Class AvroParquetReaders


  • @Experimental
    public class AvroParquetReaders
    extends Object
    A convenience builder to create AvroParquetRecordFormat instances for the different kinds of Avro record types.
    • Method Detail

      • forSpecificRecord

        public static <T extends org.apache.avro.specific.SpecificRecordBase> StreamFormat<T> forSpecificRecord​(Class<T> typeClass)
        Creates a new AvroParquetRecordFormat that reads the parquet file into Avro SpecificRecords.

        To read into Avro GenericRecords, use the forGenericRecord(Schema) method.

        See Also:
        forGenericRecord(Schema)
      • forGenericRecord

        public static StreamFormat<org.apache.avro.generic.GenericRecord> forGenericRecord​(org.apache.avro.Schema schema)
        Creates a new AvroParquetRecordFormat that reads the parquet file into Avro GenericRecords.
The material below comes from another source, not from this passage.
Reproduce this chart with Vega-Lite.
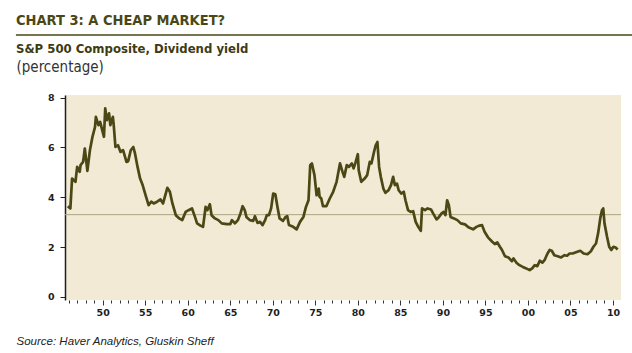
{
  "$schema": "https://vega.github.io/schema/vega-lite/v6.json",
  "autosize": {"type": "none"},
  "padding": {"left": 65, "top": 95, "right": 11, "bottom": 53},
  "width": 556,
  "height": 205,
  "background": "#ffffff",
  "title": {
    "text": "CHART 3: A CHEAP MARKET?",
    "subtitle": "S&P 500 Composite, Dividend yield",
    "anchor": "start",
    "frame": "group",
    "orient": "top",
    "dx": -49,
    "dy": 26,
    "offset": 3,
    "font": "DejaVu Sans Condensed, sans-serif",
    "fontSize": 14.5,
    "fontWeight": "bold",
    "color": "#4A4716",
    "subtitleFont": "DejaVu Sans Condensed, sans-serif",
    "subtitleFontSize": 13,
    "subtitleFontWeight": "bold",
    "subtitleColor": "#3E3B12",
    "subtitlePadding": 15
  },
  "datasets": {
    "yield": [
      {"t": 1945.9, "y": 3.64}, {"t": 1946.2, "y": 3.55}, {"t": 1946.4, "y": 4.75}, {"t": 1946.8, "y": 4.62},
      {"t": 1947.0, "y": 5.22}, {"t": 1947.3, "y": 5.02}, {"t": 1947.4, "y": 5.29}, {"t": 1947.7, "y": 5.42},
      {"t": 1947.9, "y": 5.96}, {"t": 1948.2, "y": 5.06}, {"t": 1948.5, "y": 5.89}, {"t": 1948.8, "y": 6.43},
      {"t": 1949.1, "y": 6.83}, {"t": 1949.2, "y": 7.23}, {"t": 1949.5, "y": 6.9}, {"t": 1949.7, "y": 7.03},
      {"t": 1949.9, "y": 6.76}, {"t": 1950.15, "y": 6.43}, {"t": 1950.3, "y": 7.57}, {"t": 1950.5, "y": 7.1},
      {"t": 1950.75, "y": 7.37}, {"t": 1950.9, "y": 6.9}, {"t": 1951.2, "y": 7.23}, {"t": 1951.3, "y": 6.9},
      {"t": 1951.5, "y": 6.02}, {"t": 1951.8, "y": 6.09}, {"t": 1952.1, "y": 5.82}, {"t": 1952.4, "y": 5.89},
      {"t": 1952.8, "y": 5.42}, {"t": 1953.0, "y": 5.45}, {"t": 1953.3, "y": 5.89}, {"t": 1953.6, "y": 6.02},
      {"t": 1953.8, "y": 5.76}, {"t": 1954.1, "y": 5.22}, {"t": 1954.4, "y": 4.75}, {"t": 1954.7, "y": 4.49},
      {"t": 1955.05, "y": 4.08}, {"t": 1955.4, "y": 3.68}, {"t": 1955.7, "y": 3.82}, {"t": 1956.0, "y": 3.75},
      {"t": 1956.4, "y": 3.82}, {"t": 1956.8, "y": 3.91}, {"t": 1957.1, "y": 3.75}, {"t": 1957.6, "y": 4.38},
      {"t": 1957.9, "y": 4.22}, {"t": 1958.2, "y": 3.75}, {"t": 1958.6, "y": 3.28}, {"t": 1959.0, "y": 3.15},
      {"t": 1959.35, "y": 3.08}, {"t": 1959.75, "y": 3.41}, {"t": 1960.1, "y": 3.48}, {"t": 1960.5, "y": 3.55},
      {"t": 1960.85, "y": 3.21}, {"t": 1961.1, "y": 2.95}, {"t": 1961.5, "y": 2.86}, {"t": 1961.8, "y": 2.81},
      {"t": 1962.1, "y": 3.61}, {"t": 1962.3, "y": 3.48}, {"t": 1962.6, "y": 3.72}, {"t": 1962.8, "y": 3.28},
      {"t": 1963.2, "y": 3.15}, {"t": 1963.6, "y": 3.08}, {"t": 1964.0, "y": 2.95}, {"t": 1964.6, "y": 2.92},
      {"t": 1965.0, "y": 2.92}, {"t": 1965.2, "y": 3.08}, {"t": 1965.55, "y": 2.95}, {"t": 1965.9, "y": 3.08},
      {"t": 1966.2, "y": 3.35}, {"t": 1966.45, "y": 3.64}, {"t": 1966.7, "y": 3.48}, {"t": 1966.9, "y": 3.21},
      {"t": 1967.3, "y": 3.08}, {"t": 1967.7, "y": 3.05}, {"t": 1967.9, "y": 3.24}, {"t": 1968.2, "y": 2.97},
      {"t": 1968.5, "y": 3.01}, {"t": 1968.8, "y": 2.88}, {"t": 1969.1, "y": 3.08}, {"t": 1969.3, "y": 3.28},
      {"t": 1969.55, "y": 3.28}, {"t": 1969.8, "y": 3.55}, {"t": 1970.05, "y": 4.15}, {"t": 1970.3, "y": 4.12},
      {"t": 1970.55, "y": 3.61}, {"t": 1970.8, "y": 3.15}, {"t": 1971.2, "y": 3.05}, {"t": 1971.5, "y": 3.21},
      {"t": 1971.7, "y": 3.24}, {"t": 1971.9, "y": 2.88}, {"t": 1972.4, "y": 2.81}, {"t": 1972.8, "y": 2.71},
      {"t": 1973.2, "y": 3.01}, {"t": 1973.6, "y": 3.21}, {"t": 1973.9, "y": 3.61}, {"t": 1974.2, "y": 3.88},
      {"t": 1974.4, "y": 5.29}, {"t": 1974.6, "y": 5.36}, {"t": 1974.9, "y": 4.89}, {"t": 1975.15, "y": 4.08},
      {"t": 1975.4, "y": 4.35}, {"t": 1975.5, "y": 4.02}, {"t": 1975.7, "y": 3.95}, {"t": 1975.9, "y": 3.64},
      {"t": 1976.3, "y": 3.64}, {"t": 1976.7, "y": 3.95}, {"t": 1977.1, "y": 4.22}, {"t": 1977.5, "y": 4.62},
      {"t": 1977.9, "y": 5.36}, {"t": 1978.2, "y": 5.02}, {"t": 1978.4, "y": 4.82}, {"t": 1978.7, "y": 5.29},
      {"t": 1978.95, "y": 5.22}, {"t": 1979.3, "y": 5.36}, {"t": 1979.5, "y": 5.16}, {"t": 1979.7, "y": 5.36},
      {"t": 1980.0, "y": 5.73}, {"t": 1980.1, "y": 5.09}, {"t": 1980.4, "y": 4.62}, {"t": 1980.8, "y": 4.75},
      {"t": 1981.1, "y": 4.89}, {"t": 1981.4, "y": 5.42}, {"t": 1981.6, "y": 5.36}, {"t": 1981.9, "y": 5.82},
      {"t": 1982.1, "y": 6.09}, {"t": 1982.3, "y": 6.22}, {"t": 1982.5, "y": 5.22}, {"t": 1982.7, "y": 4.82},
      {"t": 1983.0, "y": 4.35}, {"t": 1983.25, "y": 4.18}, {"t": 1983.6, "y": 4.28}, {"t": 1983.9, "y": 4.49},
      {"t": 1984.15, "y": 4.82}, {"t": 1984.35, "y": 4.49}, {"t": 1984.6, "y": 4.55}, {"t": 1984.8, "y": 4.28},
      {"t": 1985.1, "y": 4.15}, {"t": 1985.4, "y": 4.22}, {"t": 1985.6, "y": 3.88}, {"t": 1985.9, "y": 3.48},
      {"t": 1986.2, "y": 3.41}, {"t": 1986.5, "y": 3.44}, {"t": 1986.8, "y": 3.01}, {"t": 1987.1, "y": 2.81},
      {"t": 1987.4, "y": 2.65}, {"t": 1987.55, "y": 3.55}, {"t": 1987.9, "y": 3.48}, {"t": 1988.2, "y": 3.55},
      {"t": 1988.6, "y": 3.51}, {"t": 1988.85, "y": 3.35}, {"t": 1989.25, "y": 3.11}, {"t": 1989.5, "y": 3.19},
      {"t": 1989.85, "y": 3.35}, {"t": 1990.1, "y": 3.41}, {"t": 1990.3, "y": 3.28}, {"t": 1990.5, "y": 3.88},
      {"t": 1990.7, "y": 3.68}, {"t": 1990.9, "y": 3.21}, {"t": 1991.3, "y": 3.15}, {"t": 1991.7, "y": 3.08},
      {"t": 1992.1, "y": 2.95}, {"t": 1992.6, "y": 2.91}, {"t": 1993.0, "y": 2.79}, {"t": 1993.55, "y": 2.71},
      {"t": 1993.95, "y": 2.81}, {"t": 1994.2, "y": 2.85}, {"t": 1994.6, "y": 2.88}, {"t": 1994.9, "y": 2.61},
      {"t": 1995.3, "y": 2.39}, {"t": 1995.8, "y": 2.21}, {"t": 1996.1, "y": 2.12}, {"t": 1996.4, "y": 2.18},
      {"t": 1996.7, "y": 2.01}, {"t": 1996.95, "y": 1.88}, {"t": 1997.3, "y": 1.63}, {"t": 1997.7, "y": 1.58},
      {"t": 1998.1, "y": 1.43}, {"t": 1998.3, "y": 1.54}, {"t": 1998.65, "y": 1.37}, {"t": 1999.0, "y": 1.27},
      {"t": 1999.4, "y": 1.2}, {"t": 1999.8, "y": 1.14}, {"t": 2000.2, "y": 1.07}, {"t": 2000.5, "y": 1.14},
      {"t": 2000.8, "y": 1.27}, {"t": 2001.1, "y": 1.23}, {"t": 2001.4, "y": 1.45}, {"t": 2001.7, "y": 1.37},
      {"t": 2001.95, "y": 1.47}, {"t": 2002.3, "y": 1.74}, {"t": 2002.55, "y": 1.88}, {"t": 2002.8, "y": 1.85},
      {"t": 2003.1, "y": 1.67}, {"t": 2003.5, "y": 1.63}, {"t": 2003.9, "y": 1.58}, {"t": 2004.3, "y": 1.67},
      {"t": 2004.6, "y": 1.65}, {"t": 2004.9, "y": 1.74}, {"t": 2005.25, "y": 1.74}, {"t": 2005.65, "y": 1.79},
      {"t": 2006.15, "y": 1.85}, {"t": 2006.55, "y": 1.74}, {"t": 2007.0, "y": 1.71}, {"t": 2007.4, "y": 1.83},
      {"t": 2007.7, "y": 2.01}, {"t": 2008.0, "y": 2.14}, {"t": 2008.25, "y": 2.55}, {"t": 2008.5, "y": 3.15},
      {"t": 2008.7, "y": 3.48}, {"t": 2008.85, "y": 3.55}, {"t": 2009.0, "y": 2.95}, {"t": 2009.3, "y": 2.41},
      {"t": 2009.55, "y": 2.01}, {"t": 2009.8, "y": 1.88}, {"t": 2010.05, "y": 2.01}, {"t": 2010.3, "y": 1.98},
      {"t": 2010.55, "y": 1.9}
    ],
    "average": [{"mean": 3.3}]
  },
  "layer": [
    {
      "data": {"name": "average"},
      "mark": {"type": "rule", "color": "#A9A682", "strokeWidth": 1},
      "encoding": {
        "y": {"field": "mean", "type": "quantitative"}
      }
    },
    {
      "data": {"name": "yield"},
      "mark": {"type": "line", "color": "#4A4814", "strokeWidth": 2.7, "strokeJoin": "round", "interpolate": "linear"},
      "encoding": {
        "x": {
          "field": "t",
          "type": "quantitative",
          "scale": {"domain": [1945.57, 2010.94], "nice": false, "zero": false},
          "axis": {
            "title": "Source: Haver Analytics, Gluskin Sheff",
            "titleFont": "Liberation Sans, Arial, sans-serif",
            "titleFontStyle": "italic",
            "titleFontWeight": "normal",
            "titleFontSize": 11.5,
            "titleColor": "#222222",
            "titleAngle": 0,
            "titleAlign": "left",
            "titleBaseline": "alphabetic",
            "titleX": -49,
            "titleY": 44,
            "tickCount": 200,
            "values": [1946, 1947, 1948, 1949, 1950, 1951, 1952, 1953, 1954, 1955, 1956, 1957, 1958, 1959, 1960, 1961, 1962, 1963, 1964, 1965, 1966, 1967, 1968, 1969, 1970, 1971, 1972, 1973, 1974, 1975, 1976, 1977, 1978, 1979, 1980, 1981, 1982, 1983, 1984, 1985, 1986, 1987, 1988, 1989, 1990, 1991, 1992, 1993, 1994, 1995, 1996, 1997, 1998, 1999, 2000, 2001, 2002, 2003, 2004, 2005, 2006, 2007, 2008, 2009, 2010],
            "labelExpr": "datum.value % 5 === 0 ? substring(toString(datum.value), 2, 4) : ''",
            "labelOverlap": false,
            "labelFlush": false,
            "labelFont": "DejaVu Sans, sans-serif",
            "labelFontWeight": "bold",
            "labelFontSize": 9.5,
            "labelColor": "#1E1E1E",
            "labelPadding": 2,
            "tickColor": "#333333",
            "tickWidth": 1,
            "tickSize": {"condition": {"test": "datum.value % 5 === 0", "value": 5}, "value": 3},
            "domain": false,
            "grid": false
          }
        },
        "y": {
          "field": "y",
          "type": "quantitative",
          "scale": {"domain": [-0.13, 8.11], "nice": false, "zero": false},
          "axis": {
            "title": "(percentage)",
            "titleFont": "DejaVu Sans Condensed, sans-serif",
            "titleFontWeight": "normal",
            "titleFontSize": 15,
            "titleColor": "#333333",
            "titleAngle": 0,
            "titleAlign": "left",
            "titleBaseline": "alphabetic",
            "titleX": -49,
            "titleY": -24,
            "values": [0, 2, 4, 6, 8],
            "labelFont": "DejaVu Sans, sans-serif",
            "labelFontWeight": "bold",
            "labelFontSize": 9.5,
            "labelColor": "#1E1E1E",
            "labelPadding": 6,
            "tickColor": "#222222",
            "tickSize": 5,
            "tickWidth": 1,
            "domainColor": "#1E1E1E",
            "domainWidth": 1.5,
            "grid": false
          }
        }
      }
    },
    {
      "data": {"values": [{}]},
      "mark": {"type": "rule", "color": "#4A4716", "strokeWidth": 1.5, "clip": false},
      "encoding": {
        "x": {"datum": 1939.8, "type": "quantitative"},
        "x2": {"datum": 2012.3},
        "y": {"datum": 10.52, "type": "quantitative"}
      }
    }
  ],
  "config": {
    "view": {"fill": "#F2EAD4", "stroke": null}
  }
}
        To read into GenericRecords, this method needs an Avro Schema. That is because Flink needs to be able to serialize the results in its data flow, which is very inefficient without the schema. And while the Schema is stored in the Avro file header, Flink needs this schema during 'pre-flight' time when the data flow is set up and wired, which is before there is access to the files.